La “discriminazione in pregiudizio”

È un tema di grande attualità, oggetto di dibattito dentro e fuori il Parlamento, quello dell’“assistenza sessuale” alle persone con disabilità, sul quale si esprime oggi Giorgio Genta che senza mai lesinare la sua abituale ironia, insiste su un concetto quanto mai importante, ovvero che difendendo i diritti delle persone con disabilità si difendono i diritti di tutti. Anche in àmbito di diritto alla sessualità…

M.C. Escher, "Relatività"

Maurits Cornelis Escher, “Relatività”, litografia del 1953, appartenente alla serie “I mondi impossibili e le creazioni geometriche”

La responsabilità delle sciocchezze che scrivo potrebbe – talvolta e in piccola parte – essere attribuita anche ad altri. A Salvatore “Tillo” Nocera, ad esempio, mio buon maestro di diritto assieme a Carlo Giacobini, e a Simona Lancioni, acutissima osservatrice e commentatrice di ogni cosa riguardante l’universo femminile con disabilità, solo per fare qualche esempio di correità. Resta ben inteso che la loro responsabilità è strettamente confinata ai temi trattati e non alle mie scellerate conclusioni che ne derivano.
In particolare di Simona Lancioni ho seguito con grande interesse la discussione sulla proposta di legge relativa all’“assistenza sessuale” per persone con disabilità e la puntuale ed efficace disamina del significato dei termini ad essa correlati (se ne legga, su queste pagine, l’articolo L’assistenza sessuale e la “morale del leopardo”).
Su tale argomento vorrei introdurre una visione personale, correlata a un’interpretazione estensiva della Legge 67/06, Misure per la tutela giudiziaria delle persone con disabilità vittime di discriminazioni.
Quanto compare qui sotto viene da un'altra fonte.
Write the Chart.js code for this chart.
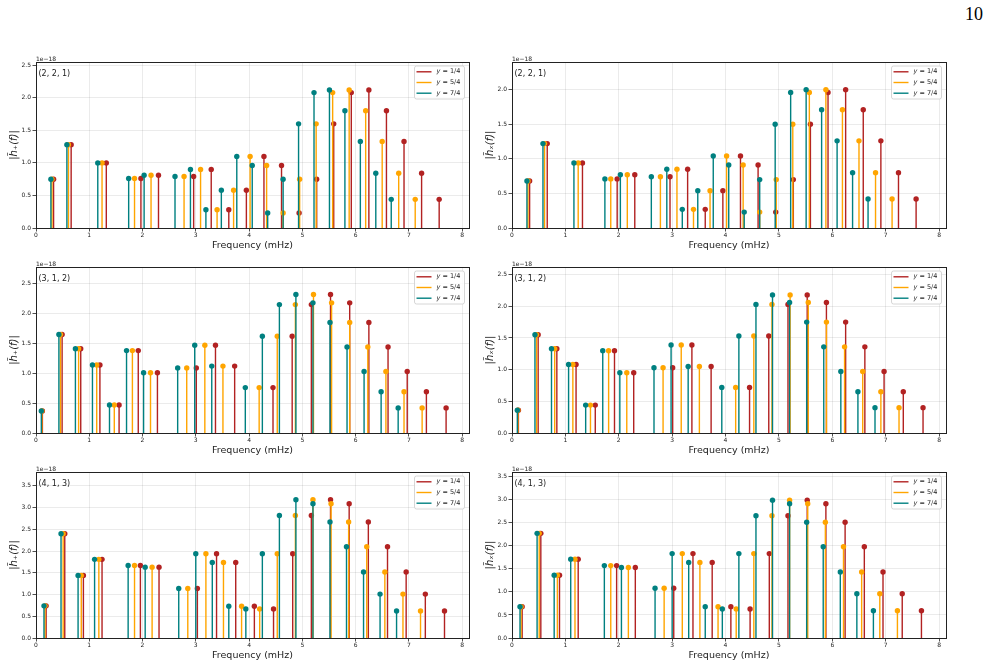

La Legge 67/06 è una norma benemerita e onnicomprensiva che non necessita di alcun artificio per salvaguardare il buon diritto delle persone con disabilità in ogni settore non già particolarmente tutelato. Ecco purtuttavia il piccolo artificio e lascio ai Lettori il giudizio se sia davvero fatto ad arte – cioè armoniosamente bene – o se rientri nelle sciocchezze che, ahimè, mi càpita di scrivere con crescente frequenza: la “discriminazione in pregiudizio”.
“Discriminazione in pregiudizio” credo significhi “discriminazione con danno” o qualcosa del genere. Ma perché? Esiste una discriminazione senza danno? Dipende dal punto di vista. L’immunità parlamentare, ad esempio, è senza danno per i corrotti che immeritatamente si fregiano del titolo di Onorevole, mentre il danno è certo per il resto del Paese che paga le malefatte loro…
Ma tornando alle persone con disabilità, l’assistenza sessuale a loro favore non genererebbe una “discriminazione in pregiudizio”? Non si configurerebbe cioè il pregiudizio nel far ritenere le persone con disabilità “fortunate” e quindi soggette a corrosiva invidia da parte delle persone senza disabilità che di tale assistenza sarebbero prive? E ben sappiamo tutti a cosa può portare l’invidia unita al pregiudizio e alla discriminazione: la Storia del Novecento ne è ricca di tragici esempi.
Pertanto, in forza della Legge 67/06, sarà opportuno rimuovere la causa del pregiudizio e dotare tutti cittadini e le cittadine italiane di adeguata assistenza sessuale, da configurarsi secondo le fedi e le morali di ognuno/a di essi.
E mi scuso, in conclusione, con Simona Lancioni, Tillo Nocera, Carlo Giacobini e John Stuart Mill…

P.S.: Ma chi era colui che “castigava i costumi ridendo”? Dannata memoria (la mia, bruciata, non quella dell’allegro castigatore)!